The Economist: Moscow`s reaction to removal of Bronze Soldier was clumsy
They attacked the main theatre and the Academy of Arts, chanting “Fuck Estonia”, and “Russia, Russia”. Secondary-school pupils unfurled a banner outside parliament reading “USSR forever”. The supposed aim was to protect the war memorial—a bronze “liberator” that Estonians see as a symbol of their country’s decades-long enslavement by the Soviet Union.
„But the main activity was looting. Dozens of shops were raided. The police, initially overwhelmed, made 1,000 arrests. One man was stabbed to death—in a row with another looter,” The Economist says.
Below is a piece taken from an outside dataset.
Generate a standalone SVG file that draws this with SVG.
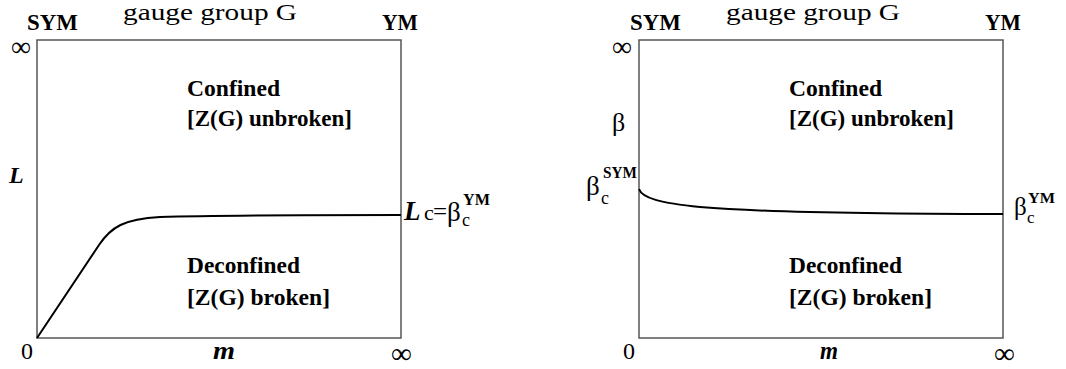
<svg xmlns="http://www.w3.org/2000/svg" width="1066" height="369" viewBox="0 0 1066 369">
<style>
.t{font-family:"Liberation Serif","Times New Roman",serif;fill:#000}
.b{font-weight:bold}
.bi{font-weight:bold;font-style:italic}
.box{fill:none;stroke:#555;stroke-width:1.5}
.curve{fill:none;stroke:#000;stroke-width:2}
</style>
<rect width="1066" height="369" fill="#fff"/>
<g id="panel-left">
  <rect class="box" x="37" y="40" width="364" height="298"/>
  <text class="t" x="123" y="20" font-size="23" textLength="174" lengthAdjust="spacingAndGlyphs">gauge group G</text>
  <text class="t b" x="27" y="30" font-size="23" textLength="51" lengthAdjust="spacingAndGlyphs">SYM</text>
  <text class="t b" x="382" y="30" font-size="23" textLength="36" lengthAdjust="spacingAndGlyphs">YM</text>
  <text class="t" x="11" y="56" font-size="28">∞</text>
  <text class="t bi" x="9" y="183" font-size="24">L</text>
  <text class="t" x="21" y="359" font-size="24">0</text>
  <text class="t bi" x="213" y="359" font-size="25" textLength="22" lengthAdjust="spacingAndGlyphs">m</text>
  <text class="t" x="391" y="363" font-size="29">∞</text>
  <text class="t b" x="187" y="96" font-size="22.5" textLength="93" lengthAdjust="spacingAndGlyphs">Confined</text>
  <text class="t b" x="187" y="126" font-size="22.5" textLength="165" lengthAdjust="spacingAndGlyphs">[Z(G) unbroken]</text>
  <text class="t b" x="187" y="273" font-size="22.5" textLength="113" lengthAdjust="spacingAndGlyphs">Deconfined</text>
  <text class="t b" x="187" y="305" font-size="22.5" textLength="143" lengthAdjust="spacingAndGlyphs">[Z(G) broken]</text>
  <text class="t bi" x="404" y="220" font-size="27">L</text>
  <text class="t" x="424" y="220" font-size="22">c</text>
  <text class="t" x="433" y="220" font-size="25">=</text>
  <text class="t" x="447" y="221" font-size="27">β</text>
  <text class="t" x="462" y="226" font-size="18">c</text>
  <text class="t b" x="463" y="205" font-size="16" textLength="27" lengthAdjust="spacingAndGlyphs">YM</text>
</g>
<g id="panel-right">
  <rect class="box" x="639" y="40" width="364" height="298"/>
  <text class="t" x="726" y="20" font-size="23" textLength="174" lengthAdjust="spacingAndGlyphs">gauge group G</text>
  <text class="t b" x="630" y="30" font-size="23" textLength="51" lengthAdjust="spacingAndGlyphs">SYM</text>
  <text class="t b" x="985" y="30" font-size="23" textLength="36" lengthAdjust="spacingAndGlyphs">YM</text>
  <text class="t" x="612" y="56" font-size="28">∞</text>
  <text class="t" x="612" y="131" font-size="26">β</text>
  <text class="t" x="623" y="359" font-size="24">0</text>
  <text class="t bi" x="820" y="359" font-size="25" textLength="18" lengthAdjust="spacingAndGlyphs">m</text>
  <text class="t" x="994" y="363" font-size="29">∞</text>
  <text class="t b" x="789" y="96" font-size="22.5" textLength="93" lengthAdjust="spacingAndGlyphs">Confined</text>
  <text class="t b" x="789" y="126" font-size="22.5" textLength="165" lengthAdjust="spacingAndGlyphs">[Z(G) unbroken]</text>
  <text class="t b" x="789" y="273" font-size="22.5" textLength="113" lengthAdjust="spacingAndGlyphs">Deconfined</text>
  <text class="t b" x="789" y="305" font-size="22.5" textLength="143" lengthAdjust="spacingAndGlyphs">[Z(G) broken]</text>
  <text class="t" x="586" y="195" font-size="27">β</text>
  <text class="t" x="601" y="204" font-size="18">c</text>
  <text class="t b" x="603" y="178" font-size="16" textLength="34" lengthAdjust="spacingAndGlyphs">SYM</text>
  <text class="t" x="1014" y="215" font-size="25">β</text>
  <text class="t" x="1027" y="223" font-size="17">c</text>
  <text class="t b" x="1028" y="203" font-size="15" textLength="27" lengthAdjust="spacingAndGlyphs">YM</text>
</g>
<g id="connectors">
  <path class="curve" d="M37,338 L99,245 C111,227 124,219 160,217 C220,215 300,215 401,215"/>
  <path class="curve" d="M639,189 C642,198 660,203 700,207 C760,212 850,214 1003,214"/>
</g>
</svg>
„The rioting was not wholly spontaneous. Russian embassy officials had previously met leading protesters in curious places such as a botanical garden, according to pictures leaked by local spy-catchers. After the riot, another front opened: state websites were swamped by attacks from computers with Kremlin IP addresses.”
According to The Economist, Russia’s rhetorical onslaught has been ferocious. Ignoring the looting, media there claim that “anti-fascist schoolchildren” trying to stop Estonians “demolishing” the memorial were “tortured” by the “inhuman” police. Russia’s foreign minister said Estonia was behaving “disgustingly”. A delegation of Russian politicians, invited to see that the monument had been moved, not demolished, called for the government’s resignation before setting off. On arrival, they repeatedly insulted their hosts, while demanding that “political prisoners” be freed.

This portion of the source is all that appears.